After two years of not facing the issue, my partner and I have finally talked about splitting up. It was a huge relief to hear that he felt the same way I did, but we’re feeling pretty devastated and don’t know how our kids, one and six, are going to react. Is there anything you’d suggest to ease the process?
I’m sorry to hear that. But part of me is happy at the same time. The part that knows despite this being an awful situation to be in, you’ve risen to the huge challenge of change. Sometimes we know something’s not good for us, but we do it anyway. A good example could be eating sugary foods. We know we shouldn’t but often feel compelled to do it. And we do it with the big stuff too – a job we know isn’t really right for us, or, in your case, a relationship that’s no longer serving you – yet we just can’t seem to change it. The mountain’s too big to climb, the challenge is too great, and the unknown is just plain scary. So we stick it out, hoping things will get better. Mostly they don’t, because positive change tends not to happen unless we positively influence our lives in some way. But if we get stuck, it’s quite possible we need external help getting unstuck. But you’ve done it. It may have taken you two years, but you’re there now, facing the big ugly monster called change (who despite appearances is a most benevolent beast). No doubt you’re feeling scared as well as relieved.

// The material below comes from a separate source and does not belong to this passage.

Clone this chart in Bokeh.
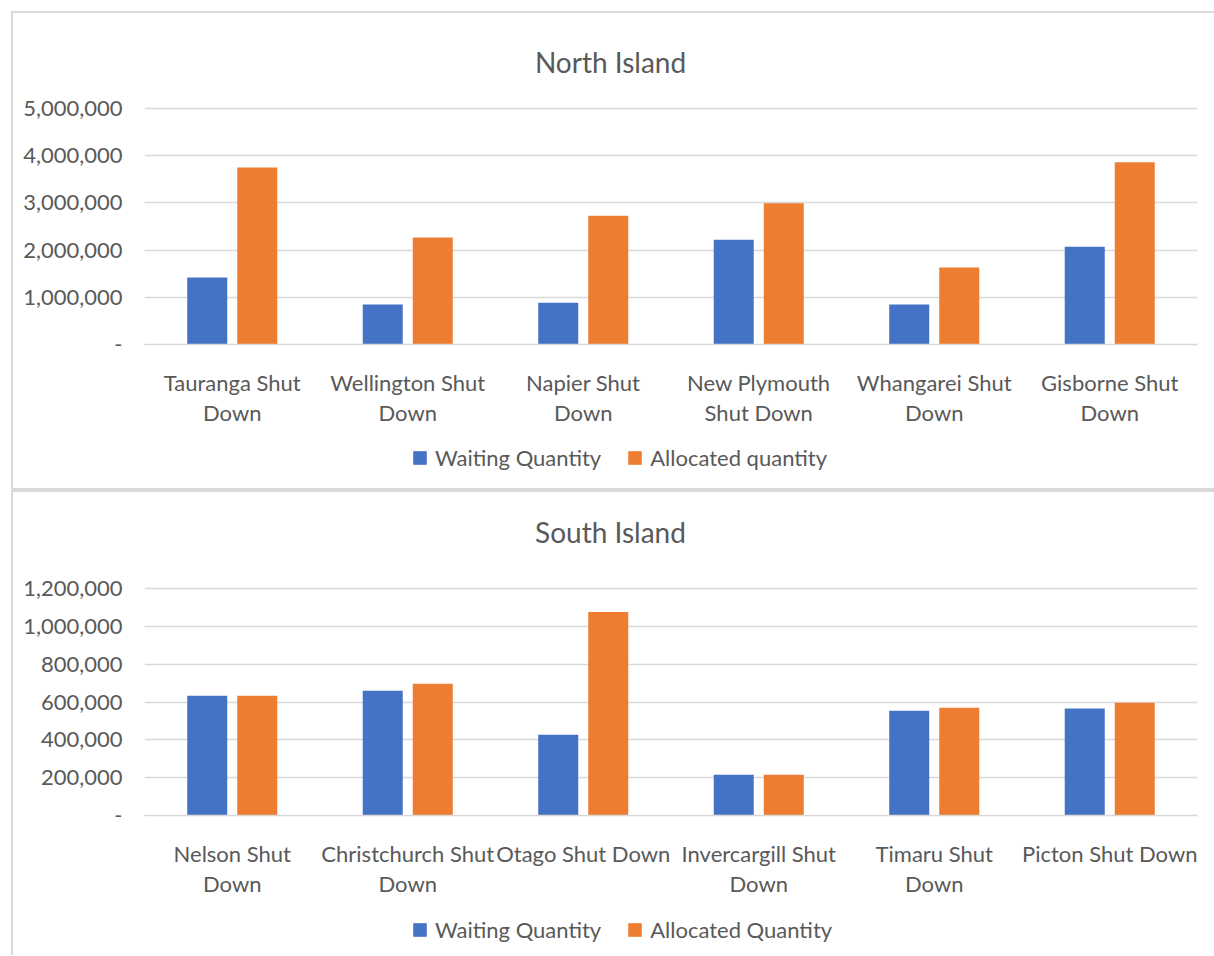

Now that the wheels of change are in motion, there are a number of things you can do to keep things oiled. First, try letting go of any expectations on how things should turn out. Stay open to your various options, as well as allowing for new ones to open up. Secondly, devote some time, even if it’s just a few minutes day, to sitting in stillness – connecting with the part of you that’s eternally unperturbed by external circumstance. Finally, I’d recommend you and your partner have some counselling – either together or individually. You may both find that your issues are ‘your’ issues, and not so much to do with the other. If this is the case, the ground on which your relationship was trying to grow was full of stones; heal yourselves and you may find the relationship can grow again, maybe even blossom. If it’s not the case, and your issues really are with each other, it’s good practice to heal yourselves anyway, so you don’t miss the opportunity to prepare the soil for your future happiness.
As for the children, the happier you are, the happier they’ll be. Parents living apart in joy are often of greater service to their children than parents living together in pain. If you do separate, it’s almost inevitable there will be some suffering for all concerned. But suffering can be a great gift if used wisely. You could try reading Building Emotional Intelligence, by Linda Lantieri & Daniel Goleman for inspiration on helping your children cope, even thrive during times of change and uncertainty.